Former Lebanese Prime Minister Hassan Diab, who resigned in the wake of the Beirut port explosion, filed a suit against the state on Wednesday over his prosecution by investigating judge Tarek Bitar for his role in the disaster, local Al Jadeed TV reported.
The suit, filed one day before a scheduled interrogation by the judge, means that Bitar must pause his prosecution of Diab once he is officially notified of the case, lawyer Nizar Saghieh of watchdog group Legal Agenda told Reuters.
Diab, who has been charged with negligence over the Aug. 4. 2020 port blast that killed more than 215 people, has missed at least two interrogation sessions scheduled by Bitar. Nearly all the senior officials he has sought to question have also spurned him.

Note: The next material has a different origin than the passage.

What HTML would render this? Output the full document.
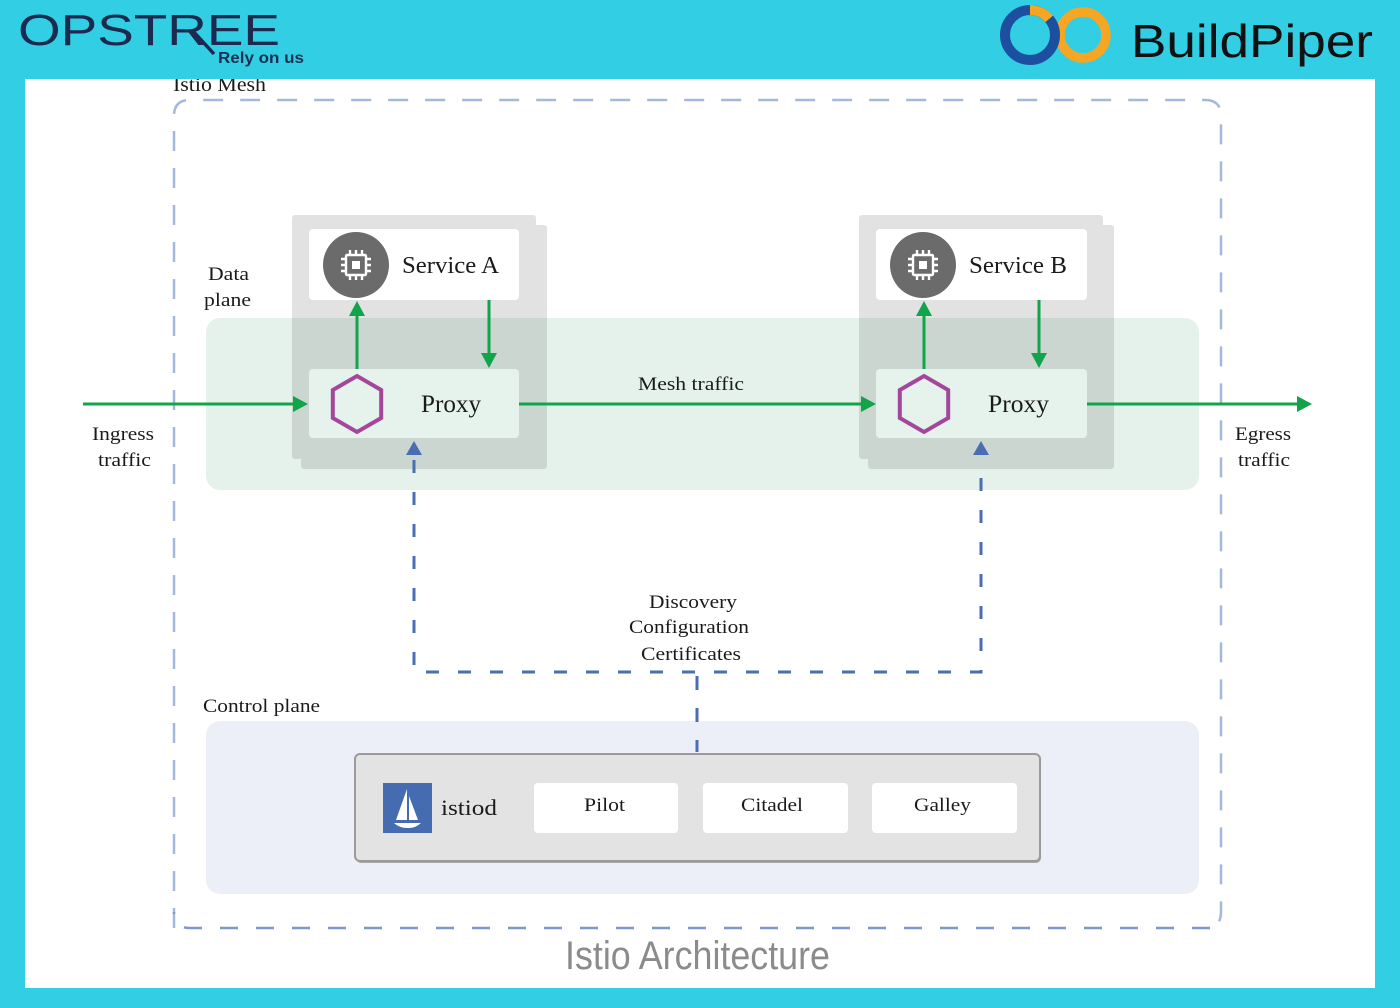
<!DOCTYPE html>
<html>
<head>
<meta charset="utf-8">
<style>
  html,body{margin:0;padding:0;background:#32cee3;}
  svg{display:block;}
  .sf{font-family:"Liberation Serif","DejaVu Serif",serif;fill:#1a1a1a;}
</style>
</head>
<body>
<svg width="1400" height="1008" viewBox="0 0 1400 1008" xmlns="http://www.w3.org/2000/svg">
  <!-- background -->
  <rect x="0" y="0" width="1400" height="1008" fill="#32cee3"/>
  <rect x="25" y="79" width="1350" height="909" fill="#ffffff"/>

  <!-- Istio Mesh label (partially under header) -->
  <text class="sf" x="173" y="91" font-size="20" textLength="93" lengthAdjust="spacingAndGlyphs">Istio Mesh</text>

  <!-- Mesh dashed border -->
  <path d="M174 928 V116 Q174 100 190 100 H1205 Q1221 100 1221 116 V912 Q1221 928 1205 928" fill="none" stroke="#a6b7dc" stroke-width="2.5" stroke-dasharray="20 17"/>
  <path d="M1210 928 H190 Q174 928 174 912" fill="none" stroke="#7f98ca" stroke-width="2.5" stroke-dasharray="18 18"/>

  <!-- Data plane green region -->
  <rect x="206" y="318" width="993" height="172" rx="14" fill="#e5f2ec"/>

  <!-- Control plane region -->
  <rect x="206" y="721" width="993" height="173" rx="14" fill="#eceff7"/>

  <!-- Service A stack -->
  <g opacity="0.11">
    <rect x="292" y="215" width="244" height="244" rx="3" fill="#000"/>
    <rect x="301" y="225" width="246" height="244" rx="3" fill="#000"/>
  </g>
  <!-- Service B stack -->
  <g opacity="0.11">
    <rect x="859" y="215" width="244" height="244" rx="3" fill="#000"/>
    <rect x="868" y="225" width="246" height="244" rx="3" fill="#000"/>
  </g>

  <!-- Service A card -->
  <rect x="309" y="229" width="210" height="71" rx="4" fill="#ffffff"/>
  <circle cx="356" cy="265" r="33" fill="#6b6b6b"/>
  <g transform="translate(356,265)" stroke="#ffffff" stroke-width="2.4" fill="none">
    <rect x="-10" y="-10" width="20" height="20" rx="1"/>
    <rect x="-4" y="-4" width="8" height="8" fill="#ffffff" stroke="none"/>
    <path d="M-6 -10 V-15 M0 -10 V-15 M6 -10 V-15 M-6 10 V15 M0 10 V15 M6 10 V15 M-10 -6 H-15 M-10 0 H-15 M-10 6 H-15 M10 -6 H15 M10 0 H15 M10 6 H15"/>
  </g>
  <text class="sf" x="402" y="273" font-size="24" textLength="97" lengthAdjust="spacingAndGlyphs">Service A</text>

  <!-- Proxy A card -->
  <rect x="309" y="369" width="210" height="69" rx="4" fill="#e6f2ec"/>
  <polygon points="357,376 381.2,390 381.2,418 357,432 332.8,418 332.8,390" fill="none" stroke="#a4469c" stroke-width="4"/>
  <text class="sf" x="421" y="412" font-size="25" textLength="60" lengthAdjust="spacingAndGlyphs">Proxy</text>

  <!-- Service B card -->
  <rect x="876" y="229" width="211" height="71" rx="4" fill="#ffffff"/>
  <circle cx="923" cy="265" r="33" fill="#6b6b6b"/>
  <g transform="translate(923,265)" stroke="#ffffff" stroke-width="2.4" fill="none">
    <rect x="-10" y="-10" width="20" height="20" rx="1"/>
    <rect x="-4" y="-4" width="8" height="8" fill="#ffffff" stroke="none"/>
    <path d="M-6 -10 V-15 M0 -10 V-15 M6 -10 V-15 M-6 10 V15 M0 10 V15 M6 10 V15 M-10 -6 H-15 M-10 0 H-15 M-10 6 H-15 M10 -6 H15 M10 0 H15 M10 6 H15"/>
  </g>
  <text class="sf" x="969" y="273" font-size="24" textLength="98" lengthAdjust="spacingAndGlyphs">Service B</text>

  <!-- Proxy B card -->
  <rect x="876" y="369" width="211" height="69" rx="4" fill="#e6f2ec"/>
  <polygon points="924,376 948.2,390 948.2,418 924,432 899.8,418 899.8,390" fill="none" stroke="#a4469c" stroke-width="4"/>
  <text class="sf" x="988" y="412" font-size="25" textLength="61" lengthAdjust="spacingAndGlyphs">Proxy</text>

  <!-- Green arrows -->
  <g stroke="#12a44a" stroke-width="3" fill="none">
    <line x1="83" y1="404" x2="295" y2="404"/>
    <line x1="519" y1="404" x2="862" y2="404"/>
    <line x1="1087" y1="404" x2="1298" y2="404"/>
    <line x1="357" y1="369" x2="357" y2="314"/>
    <line x1="489" y1="300" x2="489" y2="356"/>
    <line x1="924" y1="369" x2="924" y2="314"/>
    <line x1="1039" y1="300" x2="1039" y2="356"/>
  </g>
  <g fill="#12a44a">
    <polygon points="308,404 293,396 293,412"/>
    <polygon points="876,404 861,396 861,412"/>
    <polygon points="1312,404 1297,396 1297,412"/>
    <polygon points="357,301 349,316 365,316"/>
    <polygon points="489,368 481,353 497,353"/>
    <polygon points="924,301 916,316 932,316"/>
    <polygon points="1039,368 1031,353 1047,353"/>
  </g>

  <!-- Blue dashed connectors -->
  <g stroke="#4a6db3" stroke-width="3" fill="none">
    <path d="M414 460 V672 H981 V460" stroke-dasharray="13 19"/>
    <path d="M697 676 V752" stroke-dasharray="14 18"/>
  </g>
  <g fill="#4a6db3">
    <polygon points="414,441 406,455 422,455"/>
    <polygon points="981,441 973,455 989,455"/>
  </g>

  <!-- Labels -->
  <text class="sf" x="208" y="280" font-size="19" textLength="41" lengthAdjust="spacingAndGlyphs">Data</text>
  <text class="sf" x="204" y="306" font-size="19" textLength="47" lengthAdjust="spacingAndGlyphs">plane</text>
  <text class="sf" x="92" y="440" font-size="19" textLength="62" lengthAdjust="spacingAndGlyphs">Ingress</text>
  <text class="sf" x="98" y="466" font-size="19" textLength="53" lengthAdjust="spacingAndGlyphs">traffic</text>
  <text class="sf" x="1235" y="440" font-size="19" textLength="56" lengthAdjust="spacingAndGlyphs">Egress</text>
  <text class="sf" x="1238" y="466" font-size="19" textLength="52" lengthAdjust="spacingAndGlyphs">traffic</text>
  <text class="sf" x="638" y="390" font-size="19" textLength="106" lengthAdjust="spacingAndGlyphs">Mesh traffic</text>
  <text class="sf" x="649" y="608" font-size="19" textLength="88" lengthAdjust="spacingAndGlyphs">Discovery</text>
  <text class="sf" x="629" y="633" font-size="19" textLength="120" lengthAdjust="spacingAndGlyphs">Configuration</text>
  <text class="sf" x="641" y="660" font-size="19" textLength="100" lengthAdjust="spacingAndGlyphs">Certificates</text>
  <text class="sf" x="203" y="712" font-size="19" textLength="117" lengthAdjust="spacingAndGlyphs">Control plane</text>

  <!-- istiod box -->
  <rect x="356" y="757" width="685" height="106" rx="5" fill="#a8a8a8"/>
  <rect x="355" y="754" width="685" height="107" rx="5" fill="#e3e3e3" stroke="#9a9a9a" stroke-width="2"/>
  <rect x="383" y="783" width="49" height="50" fill="#456bb1"/>
  <polygon points="407,789 407,820 396,820" fill="#ffffff"/>
  <polygon points="409,796 418,820 409,820" fill="#ffffff"/>
  <path d="M394 823 H421 Q416 828 408 828 Q399 828 394 823 Z" fill="#ffffff"/>
  <text class="sf" x="441" y="815" font-size="22" textLength="56" lengthAdjust="spacingAndGlyphs">istiod</text>

  <rect x="534" y="783" width="144" height="50" rx="4" fill="#ffffff"/>
  <text class="sf" x="584" y="811" font-size="19" textLength="41" lengthAdjust="spacingAndGlyphs">Pilot</text>
  <rect x="703" y="783" width="145" height="50" rx="4" fill="#ffffff"/>
  <text class="sf" x="741" y="811" font-size="19" textLength="62" lengthAdjust="spacingAndGlyphs">Citadel</text>
  <rect x="872" y="783" width="145" height="50" rx="4" fill="#ffffff"/>
  <text class="sf" x="914" y="811" font-size="19" textLength="57" lengthAdjust="spacingAndGlyphs">Galley</text>

  <!-- Caption -->
  <text x="565" y="969" font-family="'Liberation Sans','DejaVu Sans',sans-serif" font-size="40" fill="#8b8b8b" textLength="265" lengthAdjust="spacingAndGlyphs">Istio Architecture</text>

  <!-- Header -->
  <rect x="0" y="0" width="1400" height="79" fill="#32cee3"/>
  <text x="18" y="45" font-family="'Liberation Sans','DejaVu Sans',sans-serif" font-size="44" fill="#1b2a4e" textLength="262" lengthAdjust="spacingAndGlyphs">OPSTREE</text>
  <line x1="192" y1="30" x2="214" y2="54" stroke="#1b2a4e" stroke-width="3.5"/>
  <text x="218" y="63" font-family="'Liberation Sans','DejaVu Sans',sans-serif" font-size="16" font-weight="bold" fill="#1d2e52" textLength="86" lengthAdjust="spacingAndGlyphs">Rely on us</text>

  <!-- BuildPiper logo -->
  <circle cx="1083" cy="35" r="23" fill="none" stroke="#f6a623" stroke-width="9.5"/>
  <circle cx="1030" cy="35" r="25" fill="none" stroke="#1c4fa0" stroke-width="10"/>
  <path d="M1030 10 A25 25 0 0 1 1049.2 18.9" fill="none" stroke="#f6a623" stroke-width="10"/>
  <text x="1131" y="57" font-family="'Liberation Sans','DejaVu Sans',sans-serif" font-size="46" fill="#111111" textLength="242" lengthAdjust="spacingAndGlyphs">BuildPiper</text>
</svg>
</body>
</html>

A lawyer representing Diab did not respond to a request for comment.
Bitar has in the past issued arrest warrants for ministers who failed to show up for interrogation, and Diab's lawsuit was likely an 11th-hour attempt to prevent a similar scenario after his interrogation scheduled for Thursday, Saghieh said.
Diab has argued that the judge does not have the authority to prosecute him, as have a number of former ministers charged by Bitar who have filed a slew of lawsuits and motions seeking to have the judge removed.
Diab, a Sunni Muslim, on Tuesday met with Lebanon's top Sunni authority, Mufti Abdel-Latif Derian, who later issued a statement saying that Diab could only be prosecuted at a special court formed by a parliamentary vote.
That court has never held any official accountable and attempts to refer officials to it are widely viewed by the families of victims as a ploy to limit the probe.